Work to do. Quote word for word the lines starting at the line with "Write a LaTeX" and ending at the final line of the entries. Leave out any pictures.

------------------------------------------------

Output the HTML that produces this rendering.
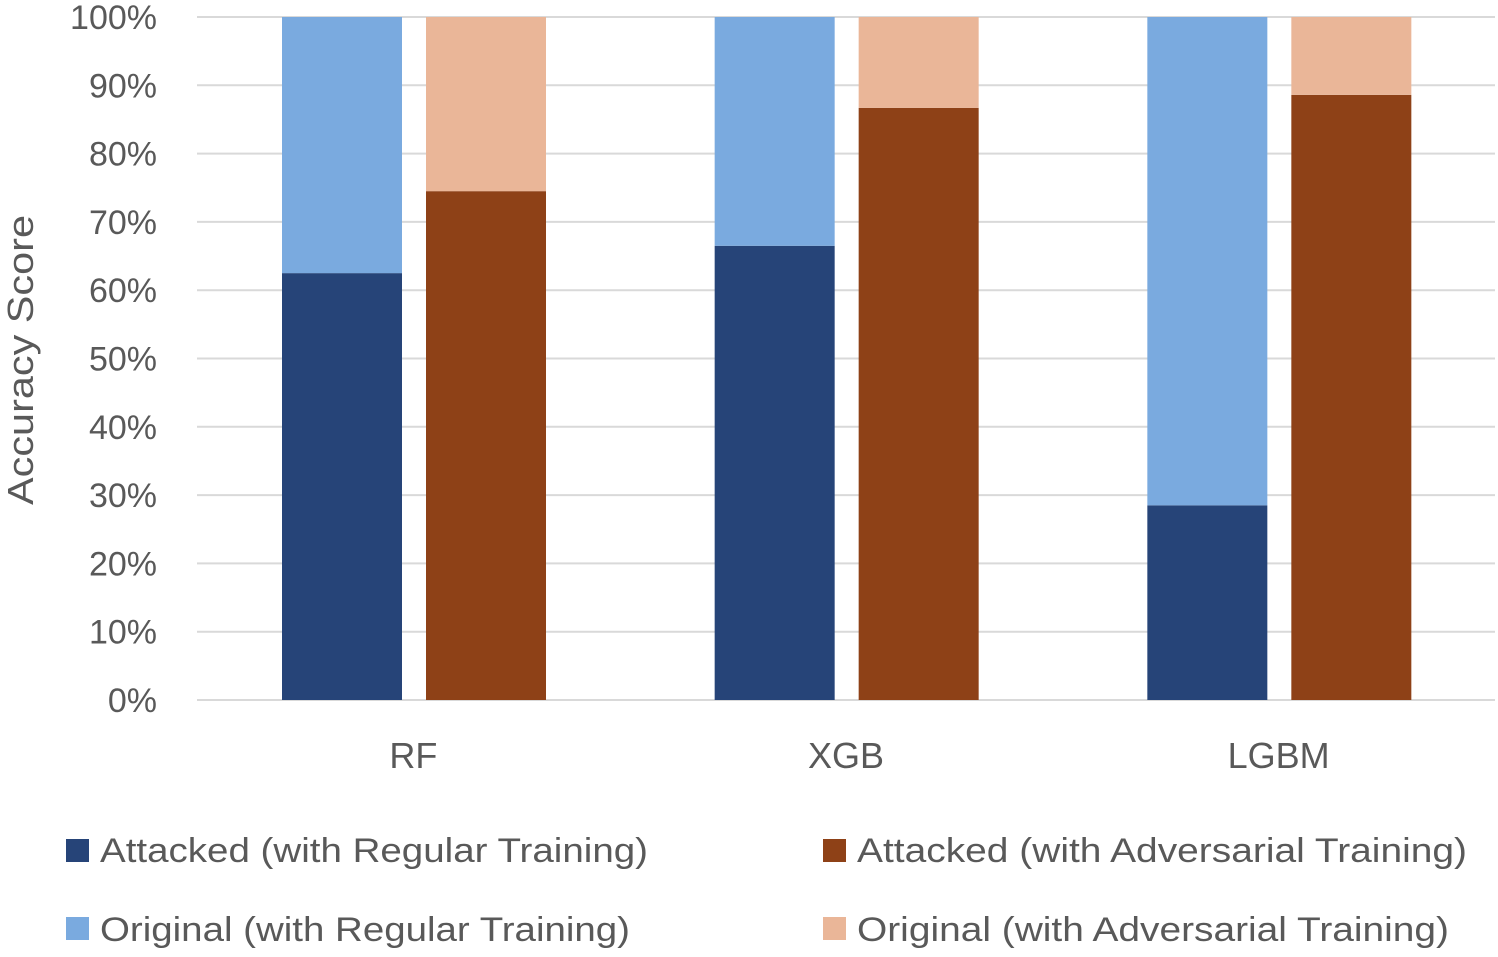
<!DOCTYPE html>
<html><head><meta charset="utf-8"><style>
html,body{margin:0;padding:0;background:#fff;}
svg text{font-family:"Liberation Sans",sans-serif;fill:#595959;}
</style></head><body>
<svg id="chart" width="1498" height="952" viewBox="0 0 1498 952" xmlns="http://www.w3.org/2000/svg">
<g id="grid"></g>
<g id="yticks"></g>
<g id="bars"></g>
<g id="xticks"></g>
<text transform="translate(33,360) rotate(-90)" text-anchor="middle" font-size="36" textLength="290" lengthAdjust="spacingAndGlyphs">Accuracy Score</text>
<g>
 <g><rect x="66" y="839" width="23" height="23" fill="#264478"/><text x="100" y="862" font-size="34" textLength="548" lengthAdjust="spacingAndGlyphs">Attacked (with Regular Training)</text></g>
 <g><rect x="823" y="839" width="23" height="23" fill="#8E4117"/><text x="857" y="862" font-size="34" textLength="610" lengthAdjust="spacingAndGlyphs">Attacked (with Adversarial Training)</text></g>
 <g><rect x="66" y="917" width="23" height="23" fill="#7AAADF"/><text x="100" y="941" font-size="34" textLength="530" lengthAdjust="spacingAndGlyphs">Original (with Regular Training)</text></g>
 <g><rect x="823" y="917" width="23" height="23" fill="#EAB698"/><text x="857" y="941" font-size="34" textLength="592" lengthAdjust="spacingAndGlyphs">Original (with Adversarial Training)</text></g>
</g>
</svg>
<script>
const categories = ["RF","XGB","LGBM"];
const attackedRegular = [62.5, 66.5, 28.5];
const attackedAdversarial = [74.5, 86.7, 88.6];
const originalRegular = [37.5, 33.5, 71.5];
const originalAdversarial = [25.5, 13.3, 11.4];
const yTicks = [0,10,20,30,40,50,60,70,80,90,100];

const NS="http://www.w3.org/2000/svg";
const plotL=197, plotR=1495, y0=700, y100=17;
const yScale=v=>y0-(v/100)*(y0-y100);
const catW=(plotR-plotL)/categories.length;
const xCat=i=>plotL+catW*i;
function mk(tag,attrs,parent){const e=document.createElementNS(NS,tag);for(const k in attrs)e.setAttribute(k,attrs[k]);parent.appendChild(e);return e;}
const grid=document.getElementById('grid'),yt=document.getElementById('yticks'),bars=document.getElementById('bars'),xt=document.getElementById('xticks');
yTicks.forEach(t=>{
 const l=mk('line',{x1:plotL,x2:plotR,y1:yScale(t),y2:yScale(t),stroke:'#d9d9d9','stroke-width':2},grid);
 
 
 const tx=mk('text',{x:157,y:yScale(t)+12,'text-anchor':'end','font-size':34},yt);
 tx.textContent=t+'%';
 
 
});
const barW=120;
function seg(x,lo,hi,color,name){
 const r=mk('rect',{x:x,y:yScale(hi),width:barW,height:yScale(lo)-yScale(hi),fill:color},bars);
 
 
}
categories.forEach((c,i)=>{
 const x1=xCat(i)+85, x2=xCat(i)+229;
 seg(x1,0,attackedRegular[i],'#264478','bar-attacked-regular-'+c.toLowerCase());
 seg(x1,attackedRegular[i],attackedRegular[i]+originalRegular[i],'#7AAADF','bar-original-regular-'+c.toLowerCase());
 seg(x2,0,attackedAdversarial[i],'#8E4117','bar-attacked-adversarial-'+c.toLowerCase());
 seg(x2,attackedAdversarial[i],attackedAdversarial[i]+originalAdversarial[i],'#EAB698','bar-original-adversarial-'+c.toLowerCase());
 const t=mk('text',{x:xCat(i)+catW/2,y:768,'text-anchor':'middle','font-size':36},xt);
 t.textContent=c;
 
 
});
</script>
</body></html>
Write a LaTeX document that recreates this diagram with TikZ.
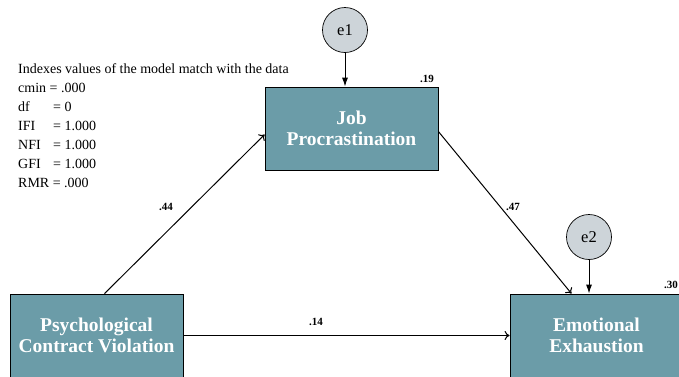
\documentclass[tikz,border=0pt]{standalone}
\usepackage{fontspec}
\setmainfont{Liberation Serif}
\usetikzlibrary{arrows.meta,calc}
\definecolor{boxfill}{HTML}{6B9CA8}
\definecolor{errfill}{HTML}{CDD4D9}
\newcommand{\idxlab}[1]{\makebox[35pt][l]{#1}}
\begin{document}
\begin{tikzpicture}[x=1pt,y=-1pt,
  varbox/.style={draw=black,line width=0.8pt,fill=boxfill,minimum width=173pt,minimum height=83pt,
    text=white,font=\fontsize{19.5}{21.5}\selectfont\bfseries,align=center,inner sep=0pt},
  errc/.style={circle,draw=black,line width=0.7pt,fill=errfill,minimum size=45pt,inner sep=0pt,
    font=\fontsize{16.5}{18}\selectfont},
  patharrow/.style={draw,line width=1pt,-{To[length=5pt,width=9pt]}},
  errarrow/.style={draw,line width=1pt,-{Latex[length=9pt,width=6pt]}},
  coef/.style={font=\fontsize{11}{13}\selectfont\bfseries,inner sep=0pt},
  info/.style={font=\fontsize{14}{19}\selectfont,align=left,anchor=north west,inner sep=0pt}]
\clip (0,0) rectangle (679,376);
\fill[white] (0,0) rectangle (679,376);
\node[varbox] (jp) at (351.5,128.5) {Job\\Procrastination};
\node[varbox] (pcv) at (96.5,335.5) {Psychological\\Contract Violation};
\node[varbox] (ee) at (596.5,335.5) {Emotional\\Exhaustion};
\node[errc] (e1) at (345,30) {e1};
\node[errc] (e2) at (589,237) {e2};
\draw[errarrow] (e1) -- (e1 |- jp.north);
\draw[errarrow] (e2) -- (e2 |- ee.north);
\draw[patharrow] ($(pcv.north)+(8,0)$) -- ($(jp.west)+(0,6)$);
\draw[patharrow] ($(jp.east)+(0,3)$) -- ($(ee.north)+(-25,0)$);
\draw[patharrow] (pcv.east) -- (ee.west);
\node[coef] (r1) at (427,79) {.19};
\node[coef] (r2) at (671,285) {.30};
\node[coef] (c1) at (166,207) {.44};
\node[coef] (c2) at (513,207) {.47};
\node[coef] (c3) at (316,322) {.14};
\node[info] (idx) at (18,63) {Indexes values of the model match with the data\\
cmin = .000\\
\idxlab{df}= 0\\
\idxlab{IFI}= 1.000\\
\idxlab{NFI}= 1.000\\
\idxlab{GFI}= 1.000\\
RMR = .000};
\end{tikzpicture}
\end{document}
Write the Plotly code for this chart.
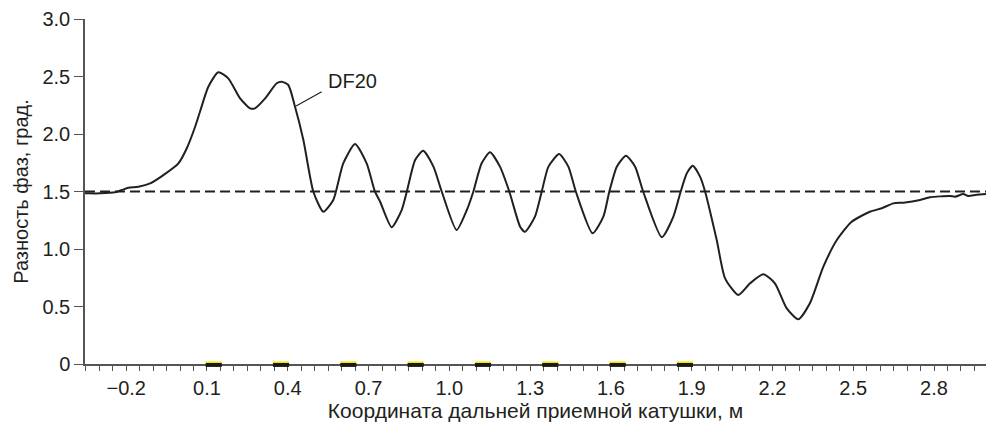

------------------------------------------------

Result.
Write a LaTeX document that recreates this diagram with TikZ.
\documentclass[tikz,border=0pt]{standalone}
\usepackage{fontspec}
\setmainfont{Liberation Serif}
\usetikzlibrary{arrows.meta,calc}
\definecolor{boxfill}{HTML}{6B9CA8}
\definecolor{errfill}{HTML}{CDD4D9}
\newcommand{\idxlab}[1]{\makebox[35pt][l]{#1}}
\begin{document}
\begin{tikzpicture}[x=1pt,y=-1pt,
  varbox/.style={draw=black,line width=0.8pt,fill=boxfill,minimum width=173pt,minimum height=83pt,
    text=white,font=\fontsize{19.5}{21.5}\selectfont\bfseries,align=center,inner sep=0pt},
  errc/.style={circle,draw=black,line width=0.7pt,fill=errfill,minimum size=45pt,inner sep=0pt,
    font=\fontsize{16.5}{18}\selectfont},
  patharrow/.style={draw,line width=1pt,-{To[length=5pt,width=9pt]}},
  errarrow/.style={draw,line width=1pt,-{Latex[length=9pt,width=6pt]}},
  coef/.style={font=\fontsize{11}{13}\selectfont\bfseries,inner sep=0pt},
  info/.style={font=\fontsize{14}{19}\selectfont,align=left,anchor=north west,inner sep=0pt}]
\clip (0,0) rectangle (679,376);
\fill[white] (0,0) rectangle (679,376);
\node[varbox] (jp) at (351.5,128.5) {Job\\Procrastination};
\node[varbox] (pcv) at (96.5,335.5) {Psychological\\Contract Violation};
\node[varbox] (ee) at (596.5,335.5) {Emotional\\Exhaustion};
\node[errc] (e1) at (345,30) {e1};
\node[errc] (e2) at (589,237) {e2};
\draw[errarrow] (e1) -- (e1 |- jp.north);
\draw[errarrow] (e2) -- (e2 |- ee.north);
\draw[patharrow] ($(pcv.north)+(8,0)$) -- ($(jp.west)+(0,6)$);
\draw[patharrow] ($(jp.east)+(0,3)$) -- ($(ee.north)+(-25,0)$);
\draw[patharrow] (pcv.east) -- (ee.west);
\node[coef] (r1) at (427,79) {.19};
\node[coef] (r2) at (671,285) {.30};
\node[coef] (c1) at (166,207) {.44};
\node[coef] (c2) at (513,207) {.47};
\node[coef] (c3) at (316,322) {.14};
\node[info] (idx) at (18,63) {Indexes values of the model match with the data\\
cmin = .000\\
\idxlab{df}= 0\\
\idxlab{IFI}= 1.000\\
\idxlab{NFI}= 1.000\\
\idxlab{GFI}= 1.000\\
RMR = .000};
\end{tikzpicture}
\end{document}
Write the Plotly code for this chart.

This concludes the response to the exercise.